Testing Data & Data Processes with AI & Python
Half-day Training • Edinburgh • 20th March 2019
Location: BMA Scotland, 14 Queen Street, Edinburgh, EH2 1LL, Scotland.
DataFest 2019 brings together local and international talent, industry, academia and enthusiasts who all share at least one interest — data! With a desire across sectors to succeed at Data Driven Innovation, how can we be sure that our data — our raw material — is as good as it should be?
This training brings the ideas and benefits of test driven development to the arena of data analysis. Using the open source Python TDDA library(test-driven data analysis), we'll work with data in CSV files, Pandas DataFrames, and relational databases.
Part 1: Testing Data Processes and Pipelines
Introduction to reference tests and how these can be written for various kinds of analytical processes over different data types. Topics will include:
- Motivation for and introduction to testing
- Special considerations for testing analytical software and processes
- Testing and regenerating complex and partially variable outputs, and supporting diff tools.
Part 2: Using AI to Generate Constraints from Data and their use for Detecting Bad Data
Using constraints to verify data, including:
- identification of unexpected changes, outliers, duplicates, missing and disallowed values
- advanced string verification, including automatic generation of regular expressions to characterise patterns in text data using rexpy.
Crucially, we will show not only how constrains can be used to detect change and problems in data, but also how those constraints can be automatically generated using AI methods in the tdda library.
The methods and tools are applicable to structured data and data pipelines using any software, not just Python.
WHO IS THIS TRAINING FOR?
The course is primarily aimed at practising data scientists with some familiarity with Python, or programmers coming to data science.

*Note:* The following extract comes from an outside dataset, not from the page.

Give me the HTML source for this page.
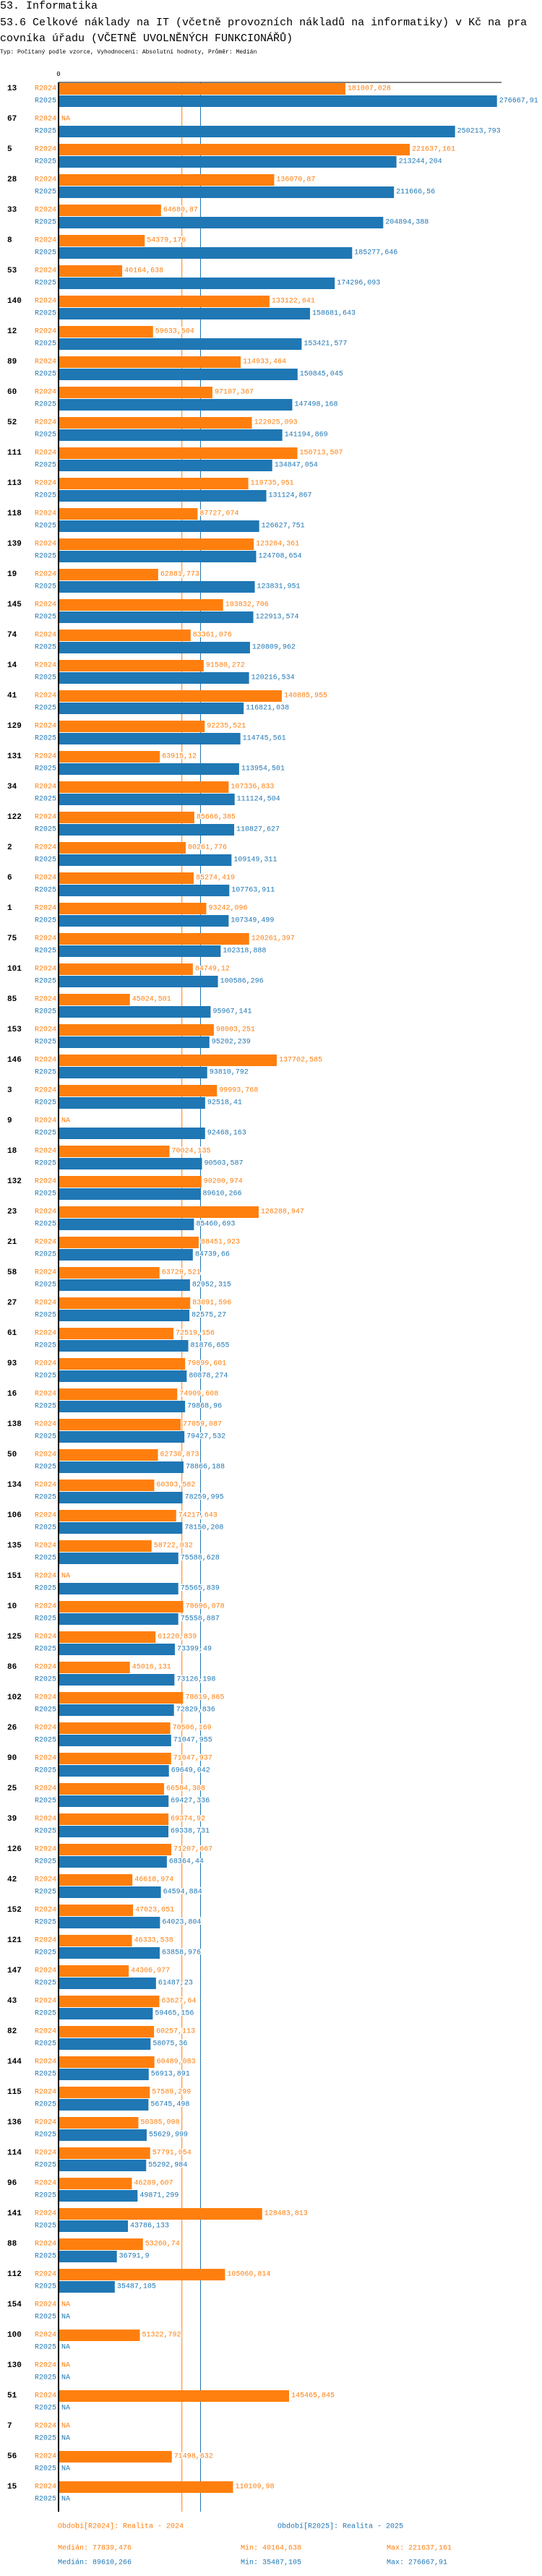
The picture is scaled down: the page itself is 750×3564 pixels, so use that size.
<!DOCTYPE html>
<html><head><meta charset="utf-8">
<style>
html,body{margin:0;padding:0;background:#fff;}
body{width:750px;height:3564px;overflow:hidden;font-family:"Liberation Mono",monospace;}
#t1,#t2,#t3{position:absolute;left:0;margin:0;white-space:nowrap;color:#000;}
#t1{top:0;font-size:15px;line-height:17px;}
#t2{top:21px;font-size:15px;line-height:22px;}
#t3{top:68px;font-size:8px;line-height:10px;}
svg{position:absolute;left:0;top:0;}
</style></head>
<body>
<div id="t1">53. Informatika</div>
<div id="t2">53.6 Celkové náklady na IT (včetně provozních nákladů na informatiky) v Kč na pra<br>covníka úřadu (VČETNĚ UVOLNĚNÝCH FUNKCIONÁŘŮ)</div>
<div id="t3">Typ: Počítaný podle vzorce, Vyhodnocení: Absolutní hodnoty, Průměr: Medián</div>
<svg id="chart" width="750" height="3564"></svg>
<script>
const groups = ["13","67","5","28","33","8","53","140","12","89","60","52","111","113","118","139","19","145","74","14","41","129","131","34","122","2","6","1","75","101","85","153","146","3","9","18","132","23","21","58","27","61","93","16","138","50","134","106","135","151","10","125","86","102","26","90","25","39","126","42","152","121","147","43","82","144","115","136","114","96","141","88","112","154","100","130","51","7","56","15"];
const v2024 = [181007.028,null,221637.161,136070.87,64680.87,54379.176,40164.638,133122.041,59633.504,114933.464,97107.367,122025.093,150713.507,119735.951,87727.074,123204.361,62881.773,103832.706,83361.076,91580.272,140885.955,92235.521,63915.12,107336.833,85666.385,80261.776,85274.419,93242.096,120261.397,84749.12,45024.501,98003.251,137702.585,99993.768,null,70024.135,90200.974,126288.947,88451.923,63729.521,83091.596,72519.156,79899.601,74909.608,77059.087,62730.873,60393.582,74217.643,58722.032,null,78696.078,61220.839,45016.131,78619.865,70506.169,71047.937,66584.308,69374.92,71207.667,46618.974,47023.051,46333.538,44306.977,63627.64,60257.113,60489.083,57589.299,50385.098,57791.054,46289.607,128483.813,53260.74,105060.814,null,51322.792,null,145465.845,null,71498.632,110109.98];
const v2025 = [276667.91,250213.793,213244.204,211666.56,204894.388,185277.646,174296.093,158681.643,153421.577,150845.045,147498.168,141194.869,134847.054,131124.867,126627.751,124708.654,123831.951,122913.574,120809.962,120216.534,116821.038,114745.561,113954.501,111124.504,110827.627,109149.311,107763.911,107349.499,102318.888,100586.296,95967.141,95202.239,93810.792,92518.41,92468.163,90503.587,89610.266,85460.693,84739.66,82952.315,82575.27,81876.655,80878.274,79868.96,79427.532,78866.188,78259.995,78150.208,75588.628,75565.839,75558.887,73399.49,73126.198,72829.836,71047.955,69649.042,69427.336,69338.731,68364.44,64594.884,64023.804,63858.976,61487.23,59465.156,58075.36,56913.891,56745.498,55629.999,55292.984,49871.299,43786.133,36791.9,35487.105,null,null,null,null,null,null,null];
const seriesNames = ["R2024","R2025"];
const medians = [77839.476, 89610.266];
const mins = ["40164,638","35487,105"];
const maxs = ["221637,161","276667,91"];
const medianLabels = ["77839,476","89610,266"];
const legendNames = ["Období[R2024]: Realita - 2024","Období[R2025]: Realita - 2025"];

const COLORS = ["#ff7f0e","#1f77b4"];
const X0 = 81, XMAX = 280000, XW = 614, Y0 = 115, STEP = 42;
const NS = "http://www.w3.org/2000/svg";
const svg = document.getElementById("chart");
const xs = v => X0 + v / XMAX * XW;
const ys = i => Y0 + i * STEP;
const fmt = v => String(v).replace(".", ",");
const yEnd = ys(groups.length - 1) + 42;

function mk(tag, attrs, parent) {
  const e = document.createElementNS(NS, tag);
  for (const k in attrs) e.setAttribute(k, attrs[k]);
  (parent || svg).appendChild(e);
  return e;
}
function txt(x, y, s, fill, size, anchor, weight) {
  const t = mk("text", {x: x, y: y, fill: fill, "font-size": size, "text-anchor": anchor || "start", "dominant-baseline": "central", "font-family": "Liberation Mono, monospace"});
  if (weight) t.setAttribute("font-weight", weight);
  t.textContent = s;
  return t;
}

// median lines
[0,1].forEach(s => {
  const l = mk("line", {x1: xs(medians[s]), x2: xs(medians[s]), y1: Y0 - 1, y2: yEnd, stroke: COLORS[s], "stroke-width": 1});
  
  
});

// bars and labels
groups.forEach((g, i) => {
  const y = ys(i);
  const gl = txt(10, y + 8, g, "#000", 11, "start", "bold");
  
  
  [v2024[i], v2025[i]].forEach((v, s) => {
    const by = y + s * 17;
    const sl = txt(78, by + 8, seriesNames[s], COLORS[s], 10, "end");
    
    
    if (v === null) {
      const na = txt(85, by + 8, "NA", COLORS[s], 10);
      
      
      return;
    }
    const r = mk("rect", {x: X0, y: by, width: xs(v) - X0, height: 16, fill: COLORS[s]});
    
    
    const vl = txt(xs(v) + 3, by + 8, fmt(v), COLORS[s], 10);
    vl.setAttribute("stroke", "#fff");
    vl.setAttribute("stroke-width", "3");
    vl.setAttribute("paint-order", "stroke");
    
    
  });
});

// axes
const ax = mk("line", {x1: X0, x2: X0, y1: Y0 - 1, y2: yEnd, stroke: "#000", "stroke-width": 2});


const tx = mk("line", {x1: X0, x2: X0 + XW - 1, y1: Y0 - 1, y2: Y0 - 1, stroke: "#000", "stroke-width": 1});


const zero = txt(X0, Y0 - 12, "0", "#000", 9, "middle");



// legend
const legX = [80, 384];
[0,1].forEach(s => {
  const l = txt(legX[s], 3496, legendNames[s], COLORS[s], 10);
  
  
  const sy = 3526 + s * 20;
  const a = txt(80, sy, "Medián: " + medianLabels[s], COLORS[s], 10);
  
  
  const b = txt(333, sy, "Min: " + mins[s], COLORS[s], 10);
  
  
  const c = txt(535, sy, "Max: " + maxs[s], COLORS[s], 10);
  
  
});
</script>
</body></html>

Previous experience of testing and Pandas will be advantageous but is not required.
Although the specific library used is Python, the data testing is almost entirely language neutral, and even the testing of data processes can be used with other languages, from within a Python test script.
Non-programmers with an interest in QA for data and data processes will also benefit from some of the overview material, and are welcome to attend, but may need more help with the hands-on parts of the course.
It is essential that attendees bring a laptop (Mac, Linux or Windows) with a working python environment installed with Pandas, NumPy, as well as the TDDA library (tdda; available with pip from PyPI, and in source form on Github).
Detailed instructions on system configuration will be supplied to registered attendees before the session, as well as instructions on how to test the installation. These instructions are also available here.
Help will be available at the venue in the 30 mins prior to the start of the workshop (from 13:30) for anyone unable to configure their environment.